> _Given request_
Skip pictures; extract every line from the one with "Reproduce this chart" through the one with "заболеваемости ОРВИ с", exactly as written.

> _Supplied material_

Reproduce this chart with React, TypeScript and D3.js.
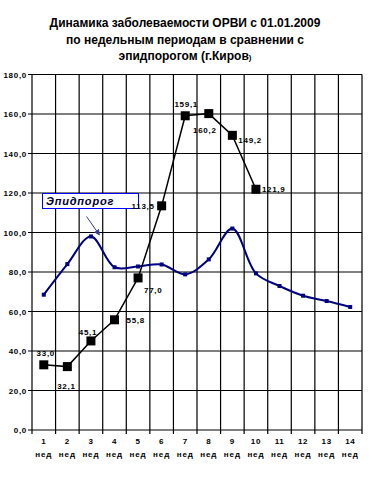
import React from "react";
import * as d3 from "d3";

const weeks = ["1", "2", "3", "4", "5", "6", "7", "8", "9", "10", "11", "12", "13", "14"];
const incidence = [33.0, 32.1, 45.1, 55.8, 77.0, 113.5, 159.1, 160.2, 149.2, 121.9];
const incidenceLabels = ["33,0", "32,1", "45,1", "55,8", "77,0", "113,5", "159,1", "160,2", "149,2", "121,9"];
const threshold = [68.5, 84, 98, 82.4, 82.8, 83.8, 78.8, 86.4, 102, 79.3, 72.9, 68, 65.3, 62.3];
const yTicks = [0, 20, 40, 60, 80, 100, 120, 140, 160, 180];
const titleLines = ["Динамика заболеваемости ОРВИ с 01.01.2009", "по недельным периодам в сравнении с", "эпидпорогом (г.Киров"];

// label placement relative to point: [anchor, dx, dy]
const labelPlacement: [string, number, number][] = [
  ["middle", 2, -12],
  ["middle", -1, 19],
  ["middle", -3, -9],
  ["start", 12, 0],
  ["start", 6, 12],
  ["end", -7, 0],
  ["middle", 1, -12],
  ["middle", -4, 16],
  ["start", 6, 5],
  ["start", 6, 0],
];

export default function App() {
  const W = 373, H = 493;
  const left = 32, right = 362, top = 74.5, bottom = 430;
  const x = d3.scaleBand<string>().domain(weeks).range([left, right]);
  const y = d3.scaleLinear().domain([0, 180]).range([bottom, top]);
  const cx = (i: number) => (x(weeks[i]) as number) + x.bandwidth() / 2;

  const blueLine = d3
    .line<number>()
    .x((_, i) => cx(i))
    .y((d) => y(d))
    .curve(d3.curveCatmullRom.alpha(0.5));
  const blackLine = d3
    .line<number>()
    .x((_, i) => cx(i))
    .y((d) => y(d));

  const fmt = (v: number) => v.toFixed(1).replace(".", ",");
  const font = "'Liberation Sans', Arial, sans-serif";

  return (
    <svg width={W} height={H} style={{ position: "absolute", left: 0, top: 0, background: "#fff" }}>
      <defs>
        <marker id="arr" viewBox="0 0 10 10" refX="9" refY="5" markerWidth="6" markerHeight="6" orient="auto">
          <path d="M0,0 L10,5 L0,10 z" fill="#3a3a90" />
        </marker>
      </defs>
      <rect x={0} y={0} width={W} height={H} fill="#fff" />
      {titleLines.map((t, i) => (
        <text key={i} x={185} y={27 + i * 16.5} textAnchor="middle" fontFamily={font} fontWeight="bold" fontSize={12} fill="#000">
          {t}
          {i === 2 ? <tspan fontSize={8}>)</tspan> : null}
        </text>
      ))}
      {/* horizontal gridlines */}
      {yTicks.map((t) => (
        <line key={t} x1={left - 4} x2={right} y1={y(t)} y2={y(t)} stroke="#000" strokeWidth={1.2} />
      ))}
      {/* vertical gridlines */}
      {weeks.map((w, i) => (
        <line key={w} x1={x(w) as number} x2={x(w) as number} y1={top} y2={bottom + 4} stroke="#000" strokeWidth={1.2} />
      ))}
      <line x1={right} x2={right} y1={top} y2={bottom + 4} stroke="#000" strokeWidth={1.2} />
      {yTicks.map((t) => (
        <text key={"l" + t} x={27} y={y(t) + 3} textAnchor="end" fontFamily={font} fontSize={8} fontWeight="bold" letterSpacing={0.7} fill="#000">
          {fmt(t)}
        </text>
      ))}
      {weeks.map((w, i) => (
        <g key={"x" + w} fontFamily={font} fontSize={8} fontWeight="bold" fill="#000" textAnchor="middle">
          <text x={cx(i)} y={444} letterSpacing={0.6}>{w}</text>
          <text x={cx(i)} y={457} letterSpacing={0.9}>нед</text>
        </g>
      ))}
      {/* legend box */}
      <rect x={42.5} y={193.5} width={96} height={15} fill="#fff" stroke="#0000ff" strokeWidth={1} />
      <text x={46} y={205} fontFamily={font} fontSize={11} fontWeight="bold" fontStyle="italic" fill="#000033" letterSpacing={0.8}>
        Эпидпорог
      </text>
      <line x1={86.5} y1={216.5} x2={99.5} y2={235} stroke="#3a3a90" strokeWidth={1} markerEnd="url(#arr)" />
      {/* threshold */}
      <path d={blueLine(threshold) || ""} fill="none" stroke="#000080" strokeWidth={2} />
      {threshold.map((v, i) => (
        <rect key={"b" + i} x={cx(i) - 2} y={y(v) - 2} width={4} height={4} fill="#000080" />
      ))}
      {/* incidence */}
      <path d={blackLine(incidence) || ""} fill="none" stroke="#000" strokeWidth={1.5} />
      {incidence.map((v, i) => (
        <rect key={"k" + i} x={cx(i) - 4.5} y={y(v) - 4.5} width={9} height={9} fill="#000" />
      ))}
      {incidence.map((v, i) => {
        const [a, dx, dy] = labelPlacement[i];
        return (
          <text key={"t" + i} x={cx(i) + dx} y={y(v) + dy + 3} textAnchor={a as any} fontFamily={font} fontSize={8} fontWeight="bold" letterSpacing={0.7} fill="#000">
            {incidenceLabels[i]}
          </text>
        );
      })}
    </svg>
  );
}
...
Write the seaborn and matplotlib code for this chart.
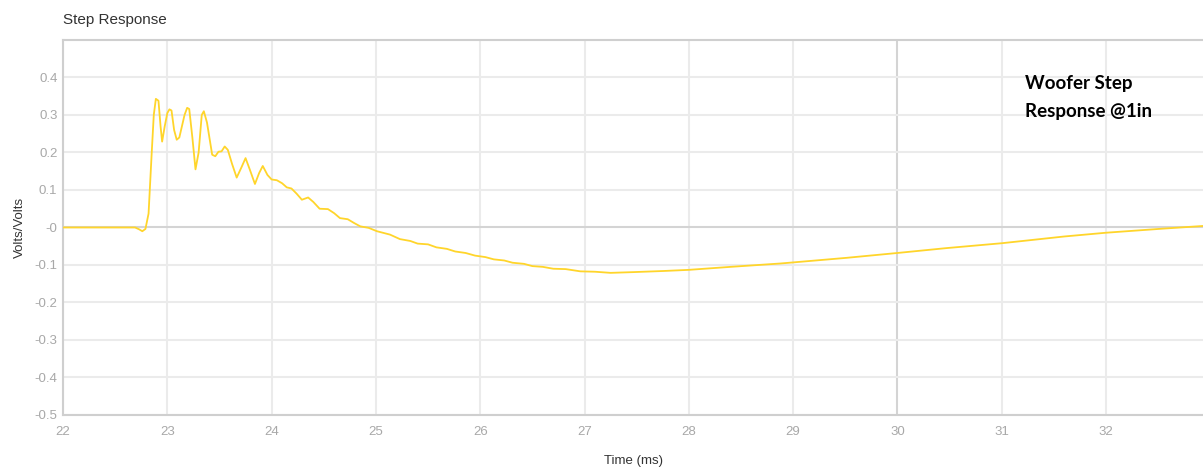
==
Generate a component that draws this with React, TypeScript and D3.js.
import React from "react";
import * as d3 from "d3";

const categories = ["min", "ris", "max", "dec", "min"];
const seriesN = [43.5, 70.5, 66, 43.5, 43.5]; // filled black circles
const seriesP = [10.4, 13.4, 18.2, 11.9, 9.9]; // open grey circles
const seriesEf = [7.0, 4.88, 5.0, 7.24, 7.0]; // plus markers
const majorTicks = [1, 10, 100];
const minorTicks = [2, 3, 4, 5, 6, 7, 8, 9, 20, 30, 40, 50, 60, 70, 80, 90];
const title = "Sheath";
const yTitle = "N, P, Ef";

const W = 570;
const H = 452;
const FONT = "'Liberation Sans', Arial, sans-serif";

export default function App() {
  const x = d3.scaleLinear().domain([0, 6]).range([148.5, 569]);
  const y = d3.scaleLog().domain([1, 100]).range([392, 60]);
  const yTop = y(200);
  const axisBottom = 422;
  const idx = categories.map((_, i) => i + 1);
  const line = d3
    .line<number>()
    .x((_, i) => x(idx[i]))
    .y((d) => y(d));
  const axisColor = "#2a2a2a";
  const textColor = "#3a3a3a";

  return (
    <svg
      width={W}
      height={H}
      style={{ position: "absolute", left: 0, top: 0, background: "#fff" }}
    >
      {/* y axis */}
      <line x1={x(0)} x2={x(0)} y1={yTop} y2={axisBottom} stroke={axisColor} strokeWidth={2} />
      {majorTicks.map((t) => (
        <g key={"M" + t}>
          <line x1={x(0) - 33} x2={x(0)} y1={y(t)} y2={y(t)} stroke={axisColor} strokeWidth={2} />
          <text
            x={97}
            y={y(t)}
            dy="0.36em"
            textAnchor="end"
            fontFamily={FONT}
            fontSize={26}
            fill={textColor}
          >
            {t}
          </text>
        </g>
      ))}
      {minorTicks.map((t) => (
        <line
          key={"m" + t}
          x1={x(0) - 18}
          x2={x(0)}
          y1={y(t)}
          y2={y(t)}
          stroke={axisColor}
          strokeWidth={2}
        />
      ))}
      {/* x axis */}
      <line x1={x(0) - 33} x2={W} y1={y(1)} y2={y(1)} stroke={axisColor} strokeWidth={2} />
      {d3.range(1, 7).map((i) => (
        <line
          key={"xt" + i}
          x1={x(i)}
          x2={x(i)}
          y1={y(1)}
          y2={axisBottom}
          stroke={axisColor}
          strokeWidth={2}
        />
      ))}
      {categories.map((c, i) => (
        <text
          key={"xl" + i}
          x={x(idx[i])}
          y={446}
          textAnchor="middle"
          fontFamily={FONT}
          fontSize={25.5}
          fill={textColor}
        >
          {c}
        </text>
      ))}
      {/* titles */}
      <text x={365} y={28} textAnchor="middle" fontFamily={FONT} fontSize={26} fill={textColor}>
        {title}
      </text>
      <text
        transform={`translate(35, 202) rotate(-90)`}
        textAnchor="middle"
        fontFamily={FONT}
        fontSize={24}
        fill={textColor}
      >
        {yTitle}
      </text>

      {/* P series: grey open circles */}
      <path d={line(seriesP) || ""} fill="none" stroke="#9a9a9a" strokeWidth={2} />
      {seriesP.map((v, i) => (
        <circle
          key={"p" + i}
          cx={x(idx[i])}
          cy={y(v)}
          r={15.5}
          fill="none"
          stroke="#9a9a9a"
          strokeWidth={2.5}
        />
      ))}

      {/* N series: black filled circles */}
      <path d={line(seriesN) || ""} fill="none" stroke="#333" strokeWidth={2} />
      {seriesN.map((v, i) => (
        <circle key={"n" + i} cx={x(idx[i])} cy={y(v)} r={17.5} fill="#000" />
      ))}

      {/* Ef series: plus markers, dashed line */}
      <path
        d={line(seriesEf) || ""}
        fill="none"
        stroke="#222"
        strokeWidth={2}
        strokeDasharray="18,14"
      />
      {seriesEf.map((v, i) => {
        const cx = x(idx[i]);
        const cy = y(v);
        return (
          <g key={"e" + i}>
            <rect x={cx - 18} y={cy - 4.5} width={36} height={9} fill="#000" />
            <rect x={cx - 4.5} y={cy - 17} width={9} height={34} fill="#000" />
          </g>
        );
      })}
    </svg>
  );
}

> _Solution for this task_
Reproduce this chart with React, TypeScript and D3.js.
import React from "react";
import * as d3 from "d3";

const weeks = ["1", "2", "3", "4", "5", "6", "7", "8", "9", "10", "11", "12", "13", "14"];
const incidence = [33.0, 32.1, 45.1, 55.8, 77.0, 113.5, 159.1, 160.2, 149.2, 121.9];
const incidenceLabels = ["33,0", "32,1", "45,1", "55,8", "77,0", "113,5", "159,1", "160,2", "149,2", "121,9"];
const threshold = [68.5, 84, 98, 82.4, 82.8, 83.8, 78.8, 86.4, 102, 79.3, 72.9, 68, 65.3, 62.3];
const yTicks = [0, 20, 40, 60, 80, 100, 120, 140, 160, 180];
const titleLines = ["Динамика заболеваемости ОРВИ с 01.01.2009", "по недельным периодам в сравнении с", "эпидпорогом (г.Киров"];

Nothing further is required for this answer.